** Begin DATA PROVIDED **

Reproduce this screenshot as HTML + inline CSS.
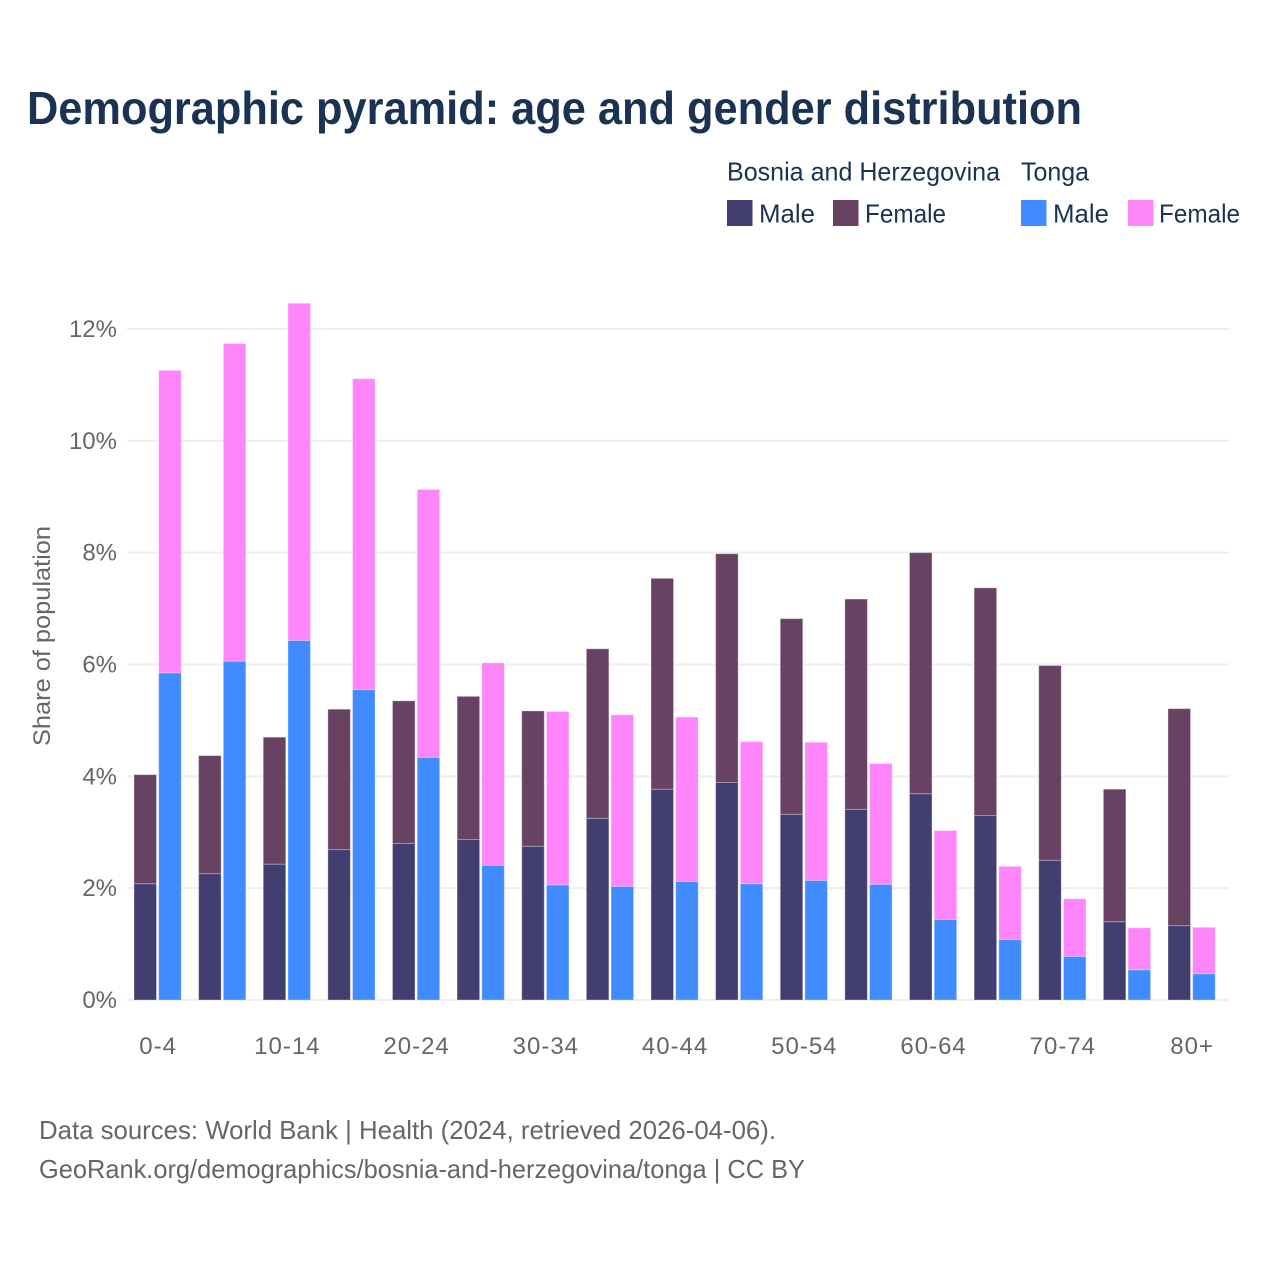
<!DOCTYPE html>
<html lang="en">
<head>
<meta charset="utf-8">
<title>Demographic pyramid: age and gender distribution</title>
<style>
  html, body { margin: 0; padding: 0; background: #ffffff; }
  svg { display: block; font-family: "Liberation Sans", "DejaVu Sans", sans-serif; }
</style>
</head>
<body>
<svg id="chart" xmlns="http://www.w3.org/2000/svg" width="1280" height="1280" viewBox="0 0 1280 1280">
  <rect x="0" y="0" width="1280" height="1280" fill="#ffffff"/>
  <text x="27" y="124" font-size="46" font-weight="700" fill="#1a3353" textLength="1055" lengthAdjust="spacingAndGlyphs">Demographic pyramid: age and gender distribution</text>

  <g font-size="26" fill="#1a3353">
    <text x="727" y="180.5" textLength="273" lengthAdjust="spacingAndGlyphs">Bosnia and Herzegovina</text>
    <text x="1021" y="180.5" textLength="68" lengthAdjust="spacingAndGlyphs">Tonga</text>
    <rect x="727" y="200" width="25.5" height="26" fill="#433e70"/>
    <text x="759" y="222.5" textLength="56" lengthAdjust="spacingAndGlyphs">Male</text>
    <rect x="833" y="200" width="25.5" height="26" fill="#684263"/>
    <text x="865" y="222.5" textLength="81" lengthAdjust="spacingAndGlyphs">Female</text>
    <rect x="1021" y="200" width="25.5" height="26" fill="#3f8bff"/>
    <text x="1053" y="222.5" textLength="56" lengthAdjust="spacingAndGlyphs">Male</text>
    <rect x="1128" y="200" width="25.5" height="26" fill="#ff85fb"/>
    <text x="1159" y="222.5" textLength="81" lengthAdjust="spacingAndGlyphs">Female</text>
  </g>

  <g id="grid"></g>
  <g id="bars"></g>
  <g id="y-labels"></g>
  <g id="x-labels"></g>

  <text transform="translate(50 636) rotate(-90)" text-anchor="middle" font-size="24" fill="#666666" textLength="220" lengthAdjust="spacingAndGlyphs">Share of population</text>

  <g font-size="26" fill="#666666">
    <text x="39" y="1139" textLength="737" lengthAdjust="spacingAndGlyphs">Data sources: World Bank | Health (2024, retrieved 2026-04-06).</text>
    <text x="39" y="1178" textLength="766" lengthAdjust="spacingAndGlyphs">GeoRank.org/demographics/bosnia-and-herzegovina/tonga | CC BY</text>
  </g>
</svg>
<script>
const categories = ["0-4","5-9","10-14","15-19","20-24","25-29","30-34","35-39","40-44","45-49","50-54","55-59","60-64","65-69","70-74","75-79","80+"];
const xTickLabels = ["0-4","","10-14","","20-24","","30-34","","40-44","","50-54","","60-64","","70-74","","80+"];
const yTicks = [0, 2, 4, 6, 8, 10, 12];
const bosniaMale = [2.08,2.26,2.43,2.69,2.80,2.87,2.75,3.25,3.77,3.89,3.32,3.41,3.69,3.30,2.50,1.40,1.33];
const bosniaFemale = [1.95,2.11,2.27,2.51,2.55,2.56,2.42,3.03,3.77,4.09,3.50,3.76,4.31,4.07,3.48,2.37,3.88];
const tongaMale = [5.85,6.06,6.43,5.55,4.34,2.41,2.06,2.03,2.12,2.08,2.14,2.07,1.44,1.08,0.78,0.54,0.47];
const tongaFemale = [5.41,5.68,6.03,5.56,4.79,3.62,3.10,3.07,2.94,2.54,2.47,2.16,1.59,1.31,1.03,0.75,0.83];

const NS = "http://www.w3.org/2000/svg";
const bandStep = 64.625;
const bandStart = 134;
const barWidth = 22.5;
const barGap = 24.7;
const yBase = 1000;
const yUnit = 55.92;
function yScale(v) { return yBase - v * yUnit; }
function xBand(i) { return bandStart + i * bandStep; }
function make(tag, attrs) {
  const el = document.createElementNS(NS, tag);
  for (const k in attrs) el.setAttribute(k, attrs[k]);
  return el;
}

const grid = document.getElementById("grid");
const yLabels = document.getElementById("y-labels");
yTicks.forEach(function (t) {
  const line = make("line", { x1: 127, x2: 1229, y1: yScale(t), y2: yScale(t), stroke: "#eeeeee", "stroke-width": 2 });
  
  
  grid.appendChild(line);
  const label = make("text", { x: 117, y: yScale(t) + 8, "text-anchor": "end", "font-size": 24, fill: "#666666" });
  
  
  label.textContent = t + "%";
  yLabels.appendChild(label);
});

function drawStack(parent, x, lower, upper, lowerColor, upperColor, lowerName, upperName) {
  const lowerRect = make("rect", { x: x, y: yScale(lower), width: barWidth, height: yBase - yScale(lower), fill: lowerColor, stroke: "rgba(255,255,255,0.3)", "stroke-width": 1 });
  
  
  parent.appendChild(lowerRect);
  const upperRect = make("rect", { x: x, y: yScale(lower + upper), width: barWidth, height: yScale(lower) - yScale(lower + upper), fill: upperColor, stroke: "rgba(255,255,255,0.3)", "stroke-width": 1 });
  
  
  parent.appendChild(upperRect);
}

const bars = document.getElementById("bars");
const xLabels = document.getElementById("x-labels");
categories.forEach(function (c, i) {
  const x = xBand(i);
  drawStack(bars, x, bosniaMale[i], bosniaFemale[i], "#433e70", "#684263", "bar-bosnia-male", "bar-bosnia-female");
  drawStack(bars, x + barGap, tongaMale[i], tongaFemale[i], "#3f8bff", "#ff85fb", "bar-tonga-male", "bar-tonga-female");
  if (xTickLabels[i]) {
    const label = make("text", { x: x + (barGap + barWidth) / 2 + 0.5, y: 1054, "text-anchor": "middle", "font-size": 24, "letter-spacing": 1, fill: "#666666" });
    
    
    label.textContent = xTickLabels[i];
    xLabels.appendChild(label);
  }
});
</script>
</body>
</html>
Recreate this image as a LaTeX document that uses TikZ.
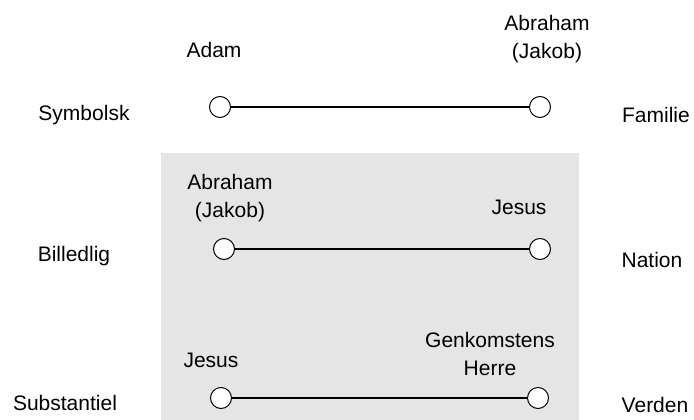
\documentclass[tikz,border=0pt]{standalone}
\usepackage{fontspec}
\newfontfamily\diagfont{Liberation Sans}
\usetikzlibrary{positioning}

\begin{document}
\begin{tikzpicture}[
  x=1pt, y=-1pt,
  endpt/.style={draw, circle, fill=white, inner sep=0pt,
                minimum size=21pt, line width=1pt},
  era/.style={align=center, font=\diagfont\fontsize{21}{28}\selectfont},
  level/.style={font=\diagfont\fontsize{21}{28}\selectfont},
  link/.style={line width=1.6pt},
  shade/.style={fill=black!10}
]
  \useasboundingbox (0,0) rectangle (694,420);

  % --- shaded band ---------------------------------------------------
  \fill[shade] (161,153) rectangle (579,420);

  % --- left column ---------------------------------------------------
  \node[level] (symb) at (84,115) {Symbolsk};
  \node[level] (bill) at (74,256) {Billedlig};
  \node[level] (subs) at (65,403) {Substantiel};

  % --- right column --------------------------------------------------
  \node[level] (fam) at (656,115) {Familie};
  \node[level] (nat) at (652,260) {Nation};
  \node[level] (verd) at (655,405) {Verden};

  % --- end points ----------------------------------------------------
  \node[endpt] (s1) at (220,107) {};
  \node[endpt] (s2) at (540,107) {};
  \node[endpt] (b1) at (224,249) {};
  \node[endpt] (b2) at (540,249) {};
  \node[endpt] (t1) at (221,398) {};
  \node[endpt] (t2) at (538,398) {};

  % --- labels over the end points -------------------------------------
  \node[era] (adam) at (214,50) {Adam};
  \node[era] (abr1) at (547,39) {Abraham\\(Jakob)};
  \node[era] (abr2) at (230,198) {Abraham\\(Jakob)};
  \node[era] (jes1) at (519,207) {Jesus};
  \node[era] (jes2) at (211,360) {Jesus};
  \node[era] (herre) at (490,354) {Genkomstens\\Herre};

  % --- links -----------------------------------------------------------
  \draw[link] (s1) -- (s2);
  \draw[link] (b1) -- (b2);
  \draw[link] (t1) -- (t2);
\end{tikzpicture}
\end{document}
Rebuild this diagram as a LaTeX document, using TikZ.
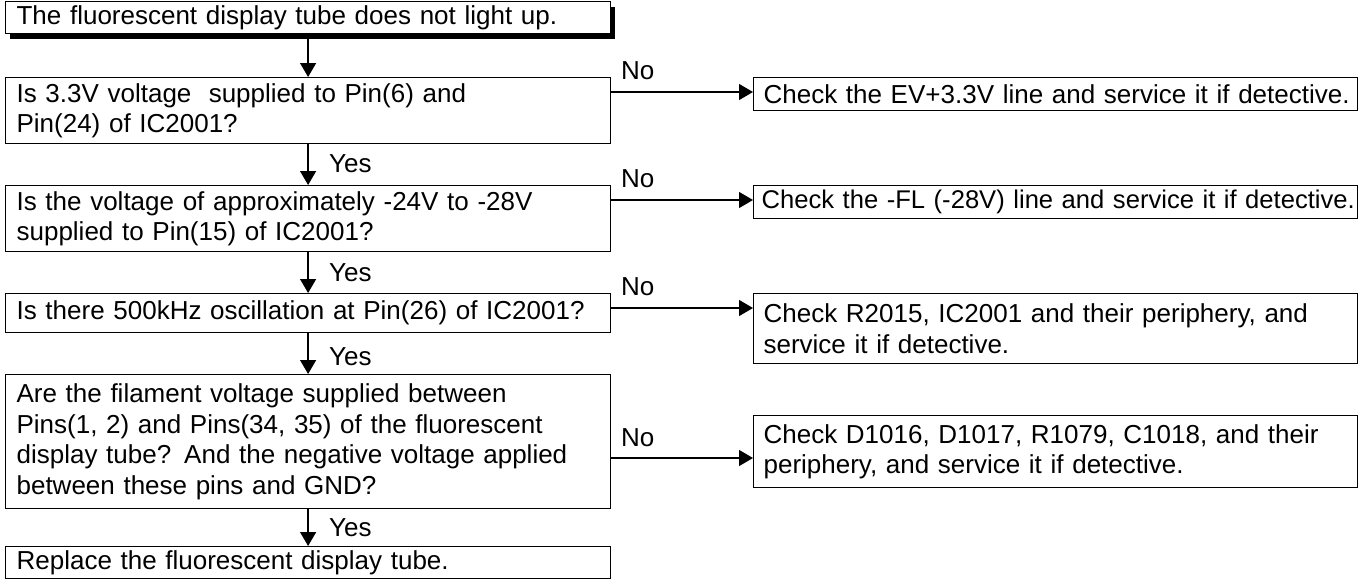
\documentclass[tikz,border=0pt]{standalone}
\usepackage{fontspec}
\setmainfont{Liberation Sans}
\usetikzlibrary{arrows.meta,shadows}
\begin{document}
\begin{tikzpicture}[x=1pt,y=-1pt,
  box/.style={draw, line width=1.2pt, anchor=north west, inner ysep=0pt, align=left,
    font=\fontsize{26}{30.5}\selectfont},
  lbox/.style={box, inner xsep=11pt, text width=583pt},
  rbox/.style={box, inner xsep=10pt, text width=584pt},
  arr/.style={-{Triangle[length=14pt,width=16pt]}, line width=1.3pt},
  lbl/.style={anchor=west, inner sep=0pt, font=\fontsize{26}{30}\selectfont}]
\useasboundingbox (0,0) rectangle (1363,579);
% left column
\node[lbox, minimum height=32pt, fill=white,
  drop shadow={shadow xshift=4pt, shadow yshift=-5pt, opacity=1, fill=black}] (t) at (5,1)
  {The fluorescent display tube does not light up.};
\node[lbox, minimum height=66pt] (q1) at (5,77)
  {Is 3.3V voltage\ \ supplied to Pin(6) and\\Pin(24) of IC2001?};
\node[lbox, minimum height=66pt] (q2) at (5,185)
  {Is the voltage of approximately -24V to -28V\\supplied to Pin(15) of IC2001?};
\node[lbox, minimum height=39pt] (q3) at (5,293)
  {Is there 500kHz oscillation at Pin(26) of IC2001?};
\node[lbox, minimum height=134pt] (q4) at (5,374)
  {Are the filament voltage supplied between\\Pins(1, 2) and Pins(34, 35) of the fluorescent\\display tube? And the negative voltage applied\\between these pins and GND?};
\node[lbox, minimum height=32pt] (e) at (5,546)
  {Replace the fluorescent display tube.};
% right column
\node[rbox, minimum height=33pt] (r1) at (753,77)
  {\mbox{Check the EV+3.3V line and service it if detective.}};
\node[rbox, minimum height=33pt, inner xsep=8pt, text width=588pt,
  font=\fontsize{25.6}{30.5}\selectfont] (r2) at (753,185)
  {\mbox{Check the -FL (-28V) line and service it if detective.}};
\node[rbox, minimum height=70pt] (r3) at (753,293)
  {Check R2015, IC2001 and their periphery, and\\service it if detective.};
\node[rbox, minimum height=72pt] (r4) at (753,415)
  {Check D1016, D1017, R1079, C1018, and their\\periphery, and service it if detective.};
% vertical arrows
\draw[arr] (t.south) -- (q1.north);
\draw[arr] (q1.south) -- (q2.north);
\draw[arr] (q2.south) -- (q3.north);
\draw[arr] (q3.south) -- (q4.north);
\draw[arr] (q4.south) -- (e.north);
% horizontal arrows
\coordinate (a1) at (0,92);
\coordinate (a2) at (0,200);
\coordinate (a3) at (0,308);
\coordinate (a4) at (0,458);
\draw[arr] (q1.east |- a1) -- (r1.west |- a1);
\draw[arr] (q2.east |- a2) -- (r2.west |- a2);
\draw[arr] (q3.east |- a3) -- (r3.west |- a3);
\draw[arr] (q4.east |- a4) -- (r4.west |- a4);
% labels
\node[lbl] (n1) at (621,71) {No};
\node[lbl] (n2) at (621,179) {No};
\node[lbl] (n3) at (621,287) {No};
\node[lbl] (n4) at (621,438) {No};
\node[lbl] (y1) at (329,164) {Yes};
\node[lbl] (y2) at (329,273) {Yes};
\node[lbl] (y3) at (329,357) {Yes};
\node[lbl] (y4) at (329,528) {Yes};
\end{tikzpicture}
\end{document}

** End DATA PROVIDED **

TASK GOAL ▸ Up in the listing, locate the line with "Recreate this image"; print it and every line after it down to the line with "(subs) at (65,403)", which is included too. Skip the pictures.

CORRECT OUTPUT ▸
Recreate this image as a LaTeX document that uses TikZ.
\documentclass[tikz,border=0pt]{standalone}
\usepackage{fontspec}
\newfontfamily\diagfont{Liberation Sans}
\usetikzlibrary{positioning}

\begin{document}
\begin{tikzpicture}[
  x=1pt, y=-1pt,
  endpt/.style={draw, circle, fill=white, inner sep=0pt,
                minimum size=21pt, line width=1pt},
  era/.style={align=center, font=\diagfont\fontsize{21}{28}\selectfont},
  level/.style={font=\diagfont\fontsize{21}{28}\selectfont},
  link/.style={line width=1.6pt},
  shade/.style={fill=black!10}
]
  \useasboundingbox (0,0) rectangle (694,420);

  % --- shaded band ---------------------------------------------------
  \fill[shade] (161,153) rectangle (579,420);

  % --- left column ---------------------------------------------------
  \node[level] (symb) at (84,115) {Symbolsk};
  \node[level] (bill) at (74,256) {Billedlig};
  \node[level] (subs) at (65,403) {Substantiel};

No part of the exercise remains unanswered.